A volunteer group had been putting out environmental scorecards during elections, but the league’s founders “decided that we needed to have a stronger voice,” Wozniak says. “Making sure the people elected to office in the state did what they said they were going to do on these issues, and that they were held accountable.”

They started with fewer than ten members, including Wozniak and former Ann Arbor state senator Lana Pollack. Now the Ann Arbor–based nonprofit counts more than 15,000 contributing members and has thirty-five employees. MLCV has “played pivotal roles in key things like the passage of climate and clean energy legislation last year in Lansing,” Wozniak says—including Michigan’s Clean Energy & Jobs Act, which will require the state’s energy to come from 50 percent renewable sources by 2030 and 60 percent by 2035.

Since its founding, MLCV has focused on door-to-door canvassing to promote environmental causes and support political candidates whose goals align with MLCV’s priorities, which include clean air and climate action, safe and affordable drinking water, environmental justice, and voting access. 

Lisa Wozniak onstage receiving an award.

Wozniak speaks at the League of Conservation Voters’ Capital Dinner in March. The national group honored the Michigan chapter for “its leadership and relentless work to combat the climate crisis in Michigan and playing a key role to pass Michigan’s historic legislation to commit to 100 percent clean energy.” | Photo courtesy of MLCV

The group “endorsed and supported (financially and via voter engagement) the 2018 Voters Not Politicians anti-gerrymandering ballot initiative, which resulted in the establishment of the Michigan Independent Citizens Redistricting Commission,” Wozniak emails. “We have also played a key role in the Commission’s work in creating the new districts, mobilizing citizens to make their voices heard and advocate for their communities.”

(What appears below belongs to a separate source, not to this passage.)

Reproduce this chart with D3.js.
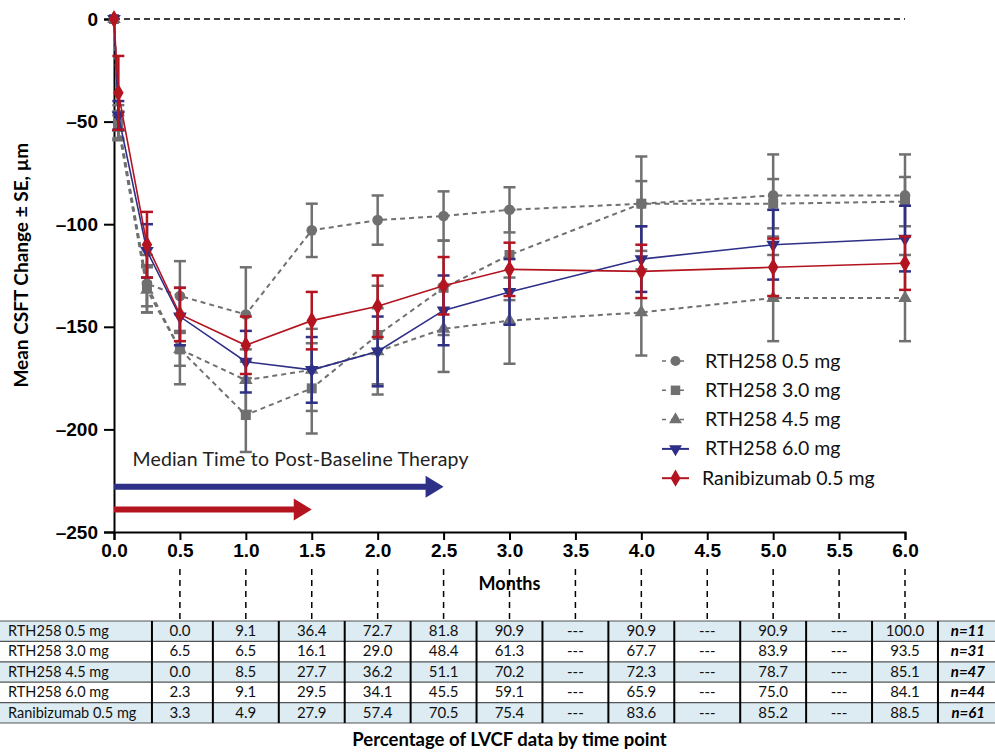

In 2020, the last presidential election year, MLCV’s two political action committees backed seventy-one candidates, sixty-three of whom were elected—an 89 percent win rate. 

“The thing that we have added in the last few years has been a deep dedication to protecting our democracy and voting rights,” Wozniak says. “We had some pretty big scares in this country around people trying to take away voting rights and fight the outcomes of elections. We have been super-proud to play partnership roles in the passage of two important ballot initiatives that have expanded our voting rights in the state,” including early in-person voting and easier absentee voting. 

In March of this year, the national LCV made headlines by committing $120 million from its super PAC to support President Biden’s reelection—the most it has ever invested in an election cycle. In July, it joined the Sierra Club and other conservation organizations in throwing its support to Kamala Harris. 

At the state level, the Michigan LCV has endorsed forty-four candidates for the state house, all Democrats, as well as two supreme court justices. Development director Lee Berry emails that by mid-September, it had raised nearly $600,000 for its Michigan LCV PAC, which provides direct support to candidates, and $3.4 million for its super PAC, Conservation Voters of Michigan PAC, which works independently on their behalf. 

According to public records, the MLCV’s income increased from $1.2 million in 2019 to $3.1 million in 2022. Its 2023 Impact Report shows another big jump, to $4.7 million. 

Berry qualifies that, pointing out that last year’s total “includes several large multiyear grants” that will stretch over as many as three years. But the staff—some working in an office at Beakes and N. Division, others remotely—has been growing. As the Observer went to press in September, they were advertising for regional and campus organizers and two positions dedicated to elections protection. 

Earlier this year, communications director Nick Dodge emails, MLCV sent people door-to-door “to educate Michiganders about President Biden’s Inflation Reduction Act, encouraging them to get home energy assessments and take advantage of federal funds to upgrade their homes to be more energy efficient and install solar.” Now they’re out campaigning for MLCV’s legislative and supreme court candidates. 

“I like to say that we are the one-stop shop for environmental policy, political organizing, elections, and voter education,” says Wozniak. “We got some big wins last year but have more work to do.”